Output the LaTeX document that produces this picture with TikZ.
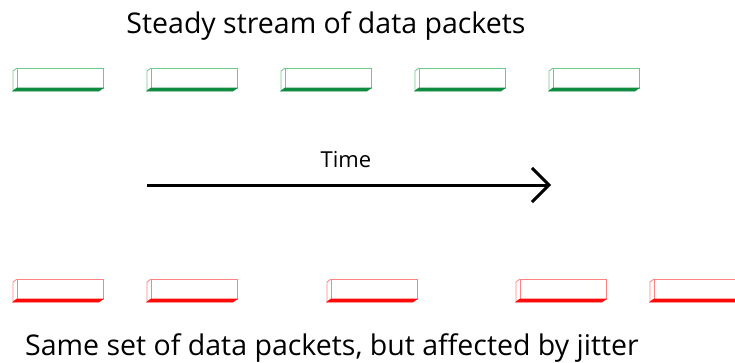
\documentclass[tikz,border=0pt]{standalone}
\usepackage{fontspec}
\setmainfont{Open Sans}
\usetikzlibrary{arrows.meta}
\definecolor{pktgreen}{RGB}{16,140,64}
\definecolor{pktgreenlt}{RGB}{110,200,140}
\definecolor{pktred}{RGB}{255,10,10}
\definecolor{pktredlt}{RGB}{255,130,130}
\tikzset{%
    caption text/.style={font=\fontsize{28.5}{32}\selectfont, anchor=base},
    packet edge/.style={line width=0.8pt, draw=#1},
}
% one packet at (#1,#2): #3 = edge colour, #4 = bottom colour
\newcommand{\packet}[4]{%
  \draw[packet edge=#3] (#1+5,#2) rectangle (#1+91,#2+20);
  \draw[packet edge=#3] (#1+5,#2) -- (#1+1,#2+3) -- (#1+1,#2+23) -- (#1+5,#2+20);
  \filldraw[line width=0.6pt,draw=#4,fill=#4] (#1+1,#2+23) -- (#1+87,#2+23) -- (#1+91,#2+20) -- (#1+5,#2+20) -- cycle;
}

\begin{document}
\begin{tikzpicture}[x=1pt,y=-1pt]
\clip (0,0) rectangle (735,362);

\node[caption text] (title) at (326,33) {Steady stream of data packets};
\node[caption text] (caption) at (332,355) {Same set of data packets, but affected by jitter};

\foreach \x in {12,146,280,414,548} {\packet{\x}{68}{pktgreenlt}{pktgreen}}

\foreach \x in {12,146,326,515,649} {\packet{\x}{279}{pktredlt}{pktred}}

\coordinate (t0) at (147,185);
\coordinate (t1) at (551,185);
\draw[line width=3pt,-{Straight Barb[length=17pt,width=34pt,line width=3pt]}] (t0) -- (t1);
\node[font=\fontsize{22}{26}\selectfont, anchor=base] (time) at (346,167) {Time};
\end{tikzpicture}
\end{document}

# # # # #

Restate the full listing verbatim and drop every picture.

Output the LaTeX document that produces this picture with TikZ.
\documentclass[tikz,border=0pt]{standalone}
\usepackage{fontspec}
\setmainfont{Open Sans}
\usetikzlibrary{arrows.meta}
\definecolor{pktgreen}{RGB}{16,140,64}
\definecolor{pktgreenlt}{RGB}{110,200,140}
\definecolor{pktred}{RGB}{255,10,10}
\definecolor{pktredlt}{RGB}{255,130,130}
\tikzset{%
    caption text/.style={font=\fontsize{28.5}{32}\selectfont, anchor=base},
    packet edge/.style={line width=0.8pt, draw=#1},
}
% one packet at (#1,#2): #3 = edge colour, #4 = bottom colour
\newcommand{\packet}[4]{%
  \draw[packet edge=#3] (#1+5,#2) rectangle (#1+91,#2+20);
  \draw[packet edge=#3] (#1+5,#2) -- (#1+1,#2+3) -- (#1+1,#2+23) -- (#1+5,#2+20);
  \filldraw[line width=0.6pt,draw=#4,fill=#4] (#1+1,#2+23) -- (#1+87,#2+23) -- (#1+91,#2+20) -- (#1+5,#2+20) -- cycle;
}

\begin{document}
\begin{tikzpicture}[x=1pt,y=-1pt]
\clip (0,0) rectangle (735,362);

\node[caption text] (title) at (326,33) {Steady stream of data packets};
\node[caption text] (caption) at (332,355) {Same set of data packets, but affected by jitter};

\foreach \x in {12,146,280,414,548} {\packet{\x}{68}{pktgreenlt}{pktgreen}}

\foreach \x in {12,146,326,515,649} {\packet{\x}{279}{pktredlt}{pktred}}

\coordinate (t0) at (147,185);
\coordinate (t1) at (551,185);
\draw[line width=3pt,-{Straight Barb[length=17pt,width=34pt,line width=3pt]}] (t0) -- (t1);
\node[font=\fontsize{22}{26}\selectfont, anchor=base] (time) at (346,167) {Time};
\end{tikzpicture}
\end{document}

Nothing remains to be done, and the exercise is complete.